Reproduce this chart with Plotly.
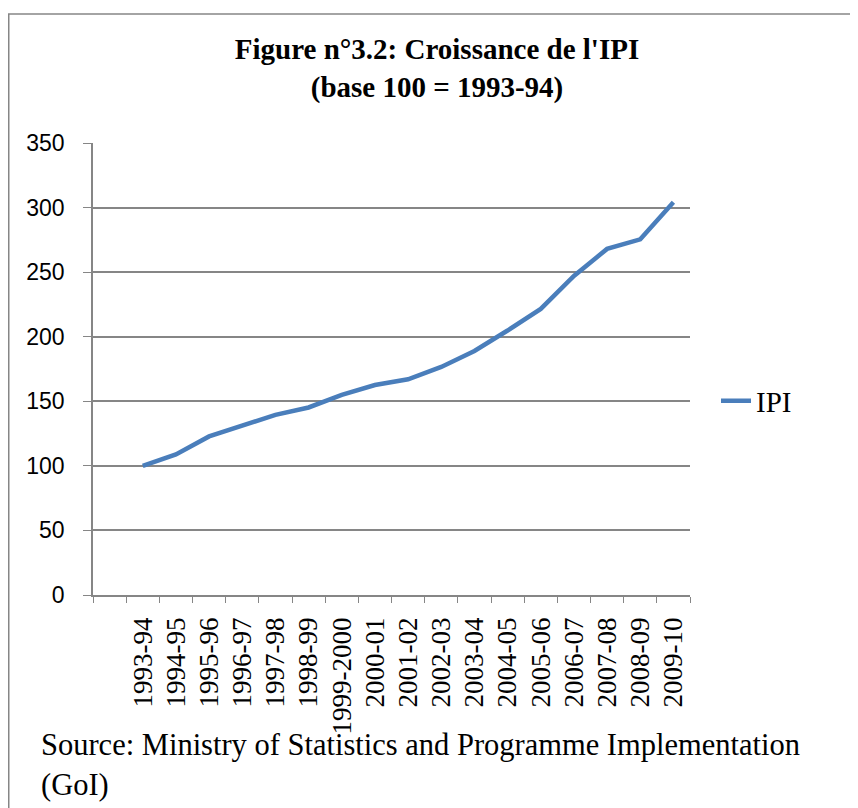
import plotly.graph_objects as go

# IPI values, base 100 = 1993-94
years = ["1993-94", "1994-95", "1995-96", "1996-97", "1997-98", "1998-99",
         "1999-2000", "2000-01", "2001-02", "2002-03", "2003-04", "2004-05",
         "2005-06", "2006-07", "2007-08", "2008-09", "2009-10"]
ipi = [100, 108.9, 122.8, 130.8, 139.5, 145.2, 154.9, 162.6, 167.0,
       176.6, 189.0, 204.8, 221.5, 247.1, 268.0, 275.4, 304.1]
y_ticks = [0, 50, 100, 150, 200, 250, 300, 350]

# Excel chart had an empty first row, so the axis starts with a blank slot
categories = [" "] + years

# page body has an 8px margin, so the figure is drawn 8px smaller
W, H = 850, 800
L, R, T, B = 85, 168, 135, 213
pw, ph = W - L - R, H - T - B

SERIF = "Liberation Serif, Times New Roman, serif"


def px_x(x):
    return (x - L) / pw


def px_y(y):
    return (H - B - y) / ph


fig = go.Figure()
fig.add_trace(go.Scatter(
    x=years, y=ipi, mode="lines", name="IPI",
    line=dict(color="#4A7EBB", width=4.5),
))

fig.update_layout(
    width=W, height=H,
    margin=dict(l=L, r=R, t=T, b=B),
    font=dict(family=SERIF, color="black"),
    paper_bgcolor="white", plot_bgcolor="white",
    title=dict(
        text="<b>Figure n°3.2: Croissance de l'IPI<br>(base 100 = 1993-94)</b>",
        x=px_x(429), xref="paper", xanchor="center",
        y=1 - 51 / H, yanchor="top",
        font=dict(family=SERIF, size=29, color="black"),
    ),
    xaxis=dict(
        type="category", categoryorder="array", categoryarray=categories,
        range=[-0.5, len(categories) - 0.5],
        tickson="boundaries", ticks="outside", ticklen=6, tickcolor="#868686",
        showline=True, linecolor="#868686", linewidth=1.5,
        showgrid=False, tickangle=-90, ticklabelstandoff=10,
        tickfont=dict(family=SERIF, size=27, color="black"),
    ),
    yaxis=dict(
        range=[0, 350], tickvals=y_ticks,
        ticks="outside", ticklen=8, tickcolor="#868686",
        showline=True, linecolor="#868686", linewidth=1.5,
        showgrid=True, gridcolor="#868686", gridwidth=1.5,
        zeroline=False, ticklabelstandoff=14,
        tickfont=dict(family="Liberation Sans", size=23, color="black"),
    ),
    showlegend=True,
    legend=dict(
        x=px_x(708), y=px_y(393), xanchor="left", yanchor="middle",
        font=dict(family=SERIF, size=29, color="black"),
        bgcolor="rgba(0,0,0,0)",
    ),
    shapes=[dict(
        type="rect", xref="paper", yref="paper",
        x0=px_x(0.75), x1=px_x(880), y0=px_y(830), y1=px_y(6),
        line=dict(color="#868686", width=1.5), layer="below",
    )],
    annotations=[dict(
        text="Source: Ministry of Statistics and Programme Implementation<br>(GoI)",
        xref="paper", yref="paper", x=px_x(31), y=px_y(718),
        xanchor="left", yanchor="top", align="left", showarrow=False,
        font=dict(family=SERIF, size=30.5, color="black"),
    )],
)

fig.write_html("out.html")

============

## PROBLEM TO WORK ON
Go through the listing above and write it all out exactly, leaving out any picture.

## FULL ANSWER
Reproduce this chart with Plotly.
import plotly.graph_objects as go

# IPI values, base 100 = 1993-94
years = ["1993-94", "1994-95", "1995-96", "1996-97", "1997-98", "1998-99",
         "1999-2000", "2000-01", "2001-02", "2002-03", "2003-04", "2004-05",
         "2005-06", "2006-07", "2007-08", "2008-09", "2009-10"]
ipi = [100, 108.9, 122.8, 130.8, 139.5, 145.2, 154.9, 162.6, 167.0,
       176.6, 189.0, 204.8, 221.5, 247.1, 268.0, 275.4, 304.1]
y_ticks = [0, 50, 100, 150, 200, 250, 300, 350]

# Excel chart had an empty first row, so the axis starts with a blank slot
categories = [" "] + years

# page body has an 8px margin, so the figure is drawn 8px smaller
W, H = 850, 800
L, R, T, B = 85, 168, 135, 213
pw, ph = W - L - R, H - T - B

SERIF = "Liberation Serif, Times New Roman, serif"


def px_x(x):
    return (x - L) / pw


def px_y(y):
    return (H - B - y) / ph


fig = go.Figure()
fig.add_trace(go.Scatter(
    x=years, y=ipi, mode="lines", name="IPI",
    line=dict(color="#4A7EBB", width=4.5),
))

fig.update_layout(
    width=W, height=H,
    margin=dict(l=L, r=R, t=T, b=B),
    font=dict(family=SERIF, color="black"),
    paper_bgcolor="white", plot_bgcolor="white",
    title=dict(
        text="<b>Figure n°3.2: Croissance de l'IPI<br>(base 100 = 1993-94)</b>",
        x=px_x(429), xref="paper", xanchor="center",
        y=1 - 51 / H, yanchor="top",
        font=dict(family=SERIF, size=29, color="black"),
    ),
    xaxis=dict(
        type="category", categoryorder="array", categoryarray=categories,
        range=[-0.5, len(categories) - 0.5],
        tickson="boundaries", ticks="outside", ticklen=6, tickcolor="#868686",
        showline=True, linecolor="#868686", linewidth=1.5,
        showgrid=False, tickangle=-90, ticklabelstandoff=10,
        tickfont=dict(family=SERIF, size=27, color="black"),
    ),
    yaxis=dict(
        range=[0, 350], tickvals=y_ticks,
        ticks="outside", ticklen=8, tickcolor="#868686",
        showline=True, linecolor="#868686", linewidth=1.5,
        showgrid=True, gridcolor="#868686", gridwidth=1.5,
        zeroline=False, ticklabelstandoff=14,
        tickfont=dict(family="Liberation Sans", size=23, color="black"),
    ),
    showlegend=True,
    legend=dict(
        x=px_x(708), y=px_y(393), xanchor="left", yanchor="middle",
        font=dict(family=SERIF, size=29, color="black"),
        bgcolor="rgba(0,0,0,0)",
    ),
    shapes=[dict(
        type="rect", xref="paper", yref="paper",
        x0=px_x(0.75), x1=px_x(880), y0=px_y(830), y1=px_y(6),
        line=dict(color="#868686", width=1.5), layer="below",
    )],
    annotations=[dict(
        text="Source: Ministry of Statistics and Programme Implementation<br>(GoI)",
        xref="paper", yref="paper", x=px_x(31), y=px_y(718),
        xanchor="left", yanchor="top", align="left", showarrow=False,
        font=dict(family=SERIF, size=30.5, color="black"),
    )],
)

fig.write_html("out.html")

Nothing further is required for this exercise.